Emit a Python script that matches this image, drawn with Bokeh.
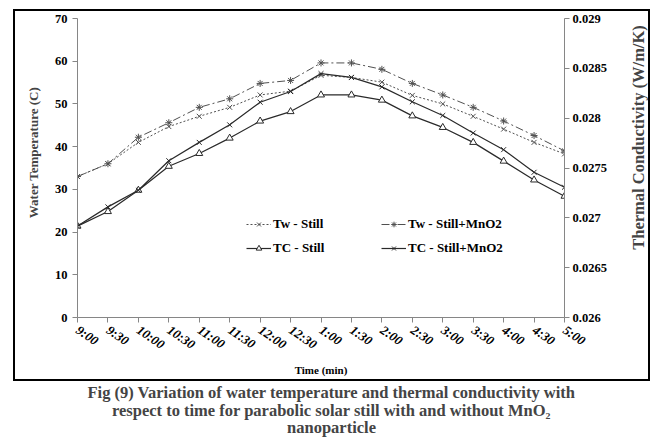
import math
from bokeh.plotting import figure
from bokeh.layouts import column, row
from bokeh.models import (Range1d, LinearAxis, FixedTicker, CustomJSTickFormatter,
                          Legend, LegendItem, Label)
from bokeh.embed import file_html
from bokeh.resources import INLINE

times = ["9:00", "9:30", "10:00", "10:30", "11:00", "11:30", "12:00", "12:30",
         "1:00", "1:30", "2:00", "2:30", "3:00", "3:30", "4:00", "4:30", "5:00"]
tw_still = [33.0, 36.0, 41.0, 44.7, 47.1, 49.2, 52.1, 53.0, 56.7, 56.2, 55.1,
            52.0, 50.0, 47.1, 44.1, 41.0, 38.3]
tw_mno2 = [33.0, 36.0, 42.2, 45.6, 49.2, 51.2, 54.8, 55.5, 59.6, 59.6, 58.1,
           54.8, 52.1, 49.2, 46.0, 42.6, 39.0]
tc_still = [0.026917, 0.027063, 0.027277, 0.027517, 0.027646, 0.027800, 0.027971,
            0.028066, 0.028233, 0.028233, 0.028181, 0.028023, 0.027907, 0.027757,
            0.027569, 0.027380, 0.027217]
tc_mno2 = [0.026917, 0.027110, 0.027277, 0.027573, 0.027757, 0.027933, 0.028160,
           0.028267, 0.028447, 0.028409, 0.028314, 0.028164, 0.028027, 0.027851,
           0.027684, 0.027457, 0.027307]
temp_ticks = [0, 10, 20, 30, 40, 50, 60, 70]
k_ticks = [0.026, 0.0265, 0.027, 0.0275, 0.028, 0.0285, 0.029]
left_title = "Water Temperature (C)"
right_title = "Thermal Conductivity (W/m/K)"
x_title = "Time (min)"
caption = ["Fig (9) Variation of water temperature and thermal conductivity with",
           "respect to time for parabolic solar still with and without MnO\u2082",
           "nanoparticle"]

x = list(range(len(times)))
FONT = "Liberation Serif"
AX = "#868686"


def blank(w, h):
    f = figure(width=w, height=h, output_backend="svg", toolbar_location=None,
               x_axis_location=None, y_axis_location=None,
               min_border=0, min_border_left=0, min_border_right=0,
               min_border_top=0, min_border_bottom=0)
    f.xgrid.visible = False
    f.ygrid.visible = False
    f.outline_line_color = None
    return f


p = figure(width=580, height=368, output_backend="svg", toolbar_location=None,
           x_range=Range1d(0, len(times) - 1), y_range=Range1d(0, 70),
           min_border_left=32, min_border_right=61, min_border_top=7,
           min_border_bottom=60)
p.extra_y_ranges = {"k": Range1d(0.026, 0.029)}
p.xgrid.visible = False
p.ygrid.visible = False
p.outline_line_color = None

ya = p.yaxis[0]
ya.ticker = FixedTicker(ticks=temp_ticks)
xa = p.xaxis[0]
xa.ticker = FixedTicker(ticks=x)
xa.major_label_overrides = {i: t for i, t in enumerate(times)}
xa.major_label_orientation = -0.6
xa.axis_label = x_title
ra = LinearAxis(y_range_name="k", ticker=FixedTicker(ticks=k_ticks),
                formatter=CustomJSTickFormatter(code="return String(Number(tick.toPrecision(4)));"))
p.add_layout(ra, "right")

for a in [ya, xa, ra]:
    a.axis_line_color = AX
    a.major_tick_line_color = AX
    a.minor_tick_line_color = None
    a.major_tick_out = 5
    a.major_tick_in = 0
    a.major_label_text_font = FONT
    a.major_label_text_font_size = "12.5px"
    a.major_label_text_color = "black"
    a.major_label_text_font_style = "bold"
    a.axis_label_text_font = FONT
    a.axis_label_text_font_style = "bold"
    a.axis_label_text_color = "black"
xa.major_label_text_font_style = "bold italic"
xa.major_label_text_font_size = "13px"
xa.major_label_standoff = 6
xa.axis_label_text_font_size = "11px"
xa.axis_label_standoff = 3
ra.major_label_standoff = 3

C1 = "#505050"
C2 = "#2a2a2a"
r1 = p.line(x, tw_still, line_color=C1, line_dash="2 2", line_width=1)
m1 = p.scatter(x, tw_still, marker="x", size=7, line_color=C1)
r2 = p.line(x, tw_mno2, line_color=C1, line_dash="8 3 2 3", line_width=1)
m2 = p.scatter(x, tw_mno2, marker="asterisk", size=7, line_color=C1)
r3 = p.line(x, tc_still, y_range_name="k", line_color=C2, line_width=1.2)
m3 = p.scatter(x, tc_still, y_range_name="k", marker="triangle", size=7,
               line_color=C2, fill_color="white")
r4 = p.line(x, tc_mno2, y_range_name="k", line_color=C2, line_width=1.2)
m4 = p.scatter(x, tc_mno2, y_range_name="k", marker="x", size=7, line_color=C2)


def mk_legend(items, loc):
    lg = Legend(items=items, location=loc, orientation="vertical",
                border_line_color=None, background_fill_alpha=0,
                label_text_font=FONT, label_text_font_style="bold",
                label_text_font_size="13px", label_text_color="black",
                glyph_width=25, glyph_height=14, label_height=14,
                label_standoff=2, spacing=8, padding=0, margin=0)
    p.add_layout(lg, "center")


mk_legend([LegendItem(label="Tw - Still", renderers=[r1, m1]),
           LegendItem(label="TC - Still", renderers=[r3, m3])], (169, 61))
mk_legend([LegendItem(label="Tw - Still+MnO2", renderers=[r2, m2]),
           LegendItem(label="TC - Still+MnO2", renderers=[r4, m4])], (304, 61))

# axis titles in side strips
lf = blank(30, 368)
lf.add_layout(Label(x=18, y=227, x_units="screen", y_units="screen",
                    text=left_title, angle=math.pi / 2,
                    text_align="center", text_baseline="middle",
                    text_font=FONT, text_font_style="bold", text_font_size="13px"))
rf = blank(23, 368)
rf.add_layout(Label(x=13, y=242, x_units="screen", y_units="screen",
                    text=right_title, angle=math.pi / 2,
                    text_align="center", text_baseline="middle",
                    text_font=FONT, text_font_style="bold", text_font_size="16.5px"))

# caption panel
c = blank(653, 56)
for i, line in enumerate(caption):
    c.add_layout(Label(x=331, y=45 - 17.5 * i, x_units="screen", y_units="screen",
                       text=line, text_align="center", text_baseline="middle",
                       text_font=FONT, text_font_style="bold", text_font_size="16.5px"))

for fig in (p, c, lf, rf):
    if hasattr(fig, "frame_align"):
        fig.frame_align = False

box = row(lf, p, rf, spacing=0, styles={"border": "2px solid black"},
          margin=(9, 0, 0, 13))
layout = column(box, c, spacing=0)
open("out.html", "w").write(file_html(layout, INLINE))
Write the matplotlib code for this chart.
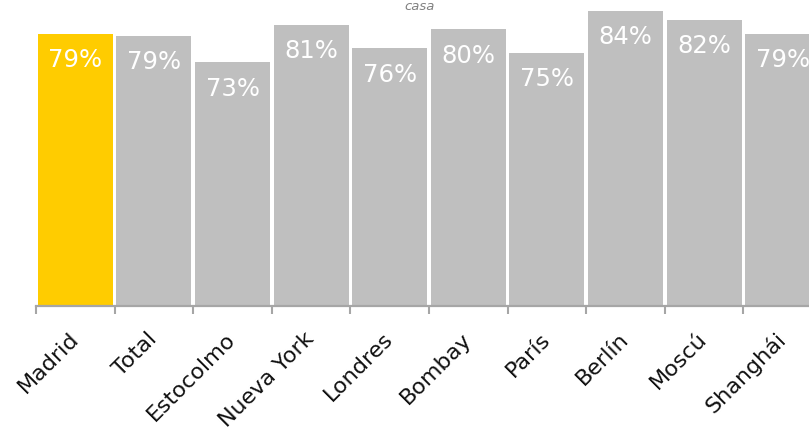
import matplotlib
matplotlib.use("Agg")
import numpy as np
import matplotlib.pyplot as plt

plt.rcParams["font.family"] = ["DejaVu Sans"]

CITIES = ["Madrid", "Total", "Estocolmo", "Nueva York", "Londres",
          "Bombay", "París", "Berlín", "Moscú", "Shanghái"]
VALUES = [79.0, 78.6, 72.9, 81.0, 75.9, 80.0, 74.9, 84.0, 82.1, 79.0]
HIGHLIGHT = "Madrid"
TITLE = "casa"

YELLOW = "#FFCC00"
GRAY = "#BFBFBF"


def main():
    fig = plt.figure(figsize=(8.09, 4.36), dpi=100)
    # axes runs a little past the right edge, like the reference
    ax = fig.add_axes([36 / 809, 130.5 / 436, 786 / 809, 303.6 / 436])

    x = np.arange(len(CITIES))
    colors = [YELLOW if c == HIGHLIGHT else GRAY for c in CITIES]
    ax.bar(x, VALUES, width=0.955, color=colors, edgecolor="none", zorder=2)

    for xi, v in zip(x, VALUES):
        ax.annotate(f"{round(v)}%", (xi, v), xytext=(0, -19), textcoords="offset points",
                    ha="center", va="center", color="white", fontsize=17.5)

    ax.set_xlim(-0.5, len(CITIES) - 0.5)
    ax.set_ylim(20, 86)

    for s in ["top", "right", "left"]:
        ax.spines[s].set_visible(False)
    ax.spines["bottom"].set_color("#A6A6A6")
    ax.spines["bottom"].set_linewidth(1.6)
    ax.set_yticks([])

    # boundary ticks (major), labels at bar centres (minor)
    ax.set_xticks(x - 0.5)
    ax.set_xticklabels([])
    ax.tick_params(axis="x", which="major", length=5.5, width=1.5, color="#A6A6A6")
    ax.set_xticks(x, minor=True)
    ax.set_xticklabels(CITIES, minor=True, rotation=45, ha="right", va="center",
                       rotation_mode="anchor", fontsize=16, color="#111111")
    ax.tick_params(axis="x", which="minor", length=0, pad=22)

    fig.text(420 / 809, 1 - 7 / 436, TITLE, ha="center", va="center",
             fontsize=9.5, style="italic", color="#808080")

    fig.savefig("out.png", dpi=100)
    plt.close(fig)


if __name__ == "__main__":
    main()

---

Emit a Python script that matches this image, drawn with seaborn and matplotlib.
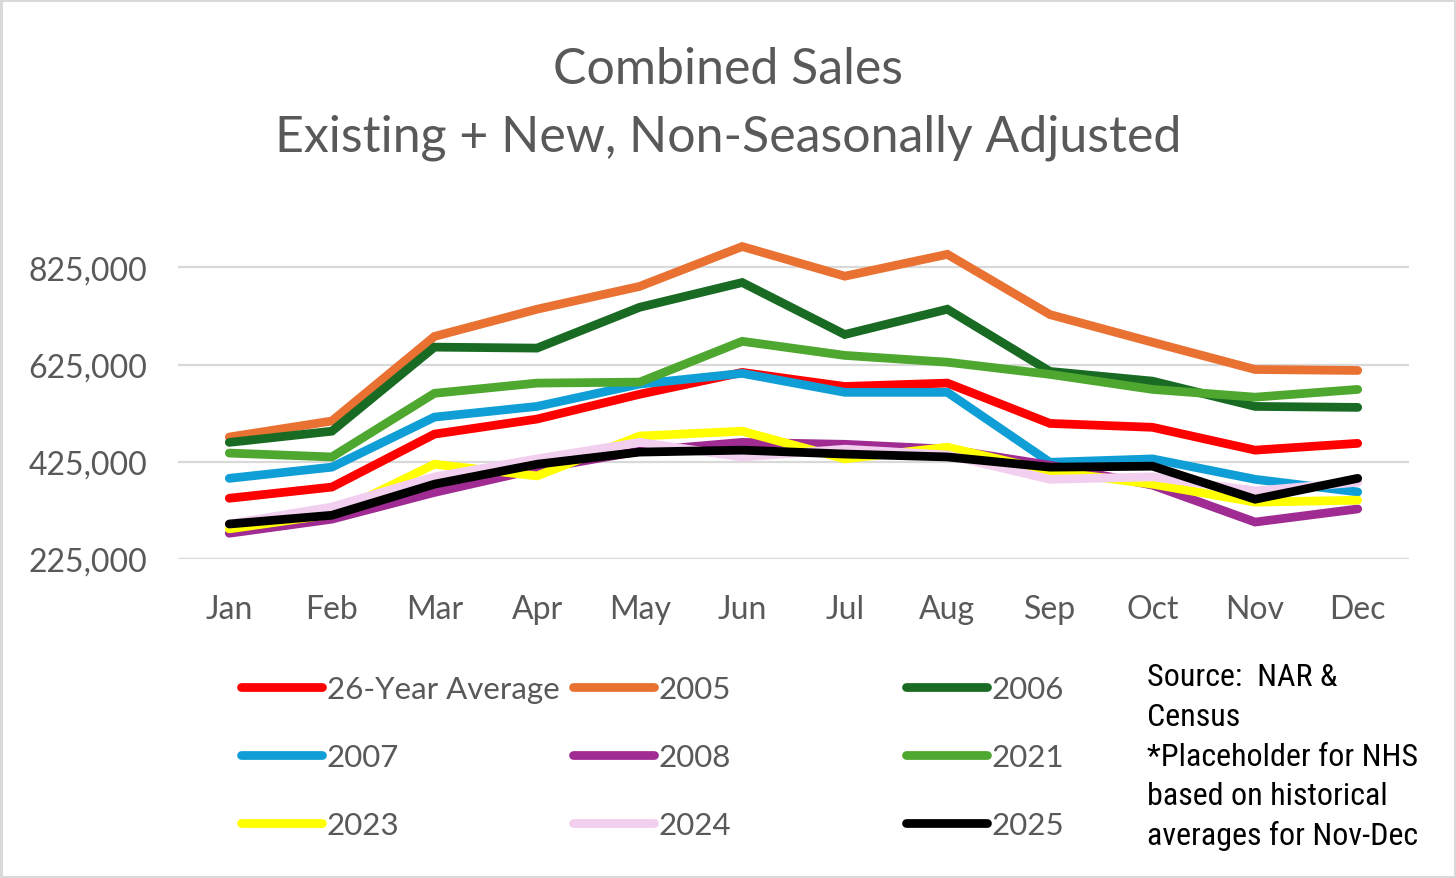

• [TASK DETAILS]
Give again, exactly as written, only the lines that start at the one with "Emit a Python script that matches this image, drawn with Bokeh." and end at the one with "from bokeh.resources import INLINE", both included. Skip any pictures.

• [CORRECT RESULT]
Emit a Python script that matches this image, drawn with Bokeh.
import math
from bokeh.plotting import figure
from bokeh.layouts import column, row
from bokeh.models import (Range1d, LinearAxis, FixedTicker, CustomJSTickFormatter,
                          Legend, LegendItem, Label)
from bokeh.embed import file_html
from bokeh.resources import INLINE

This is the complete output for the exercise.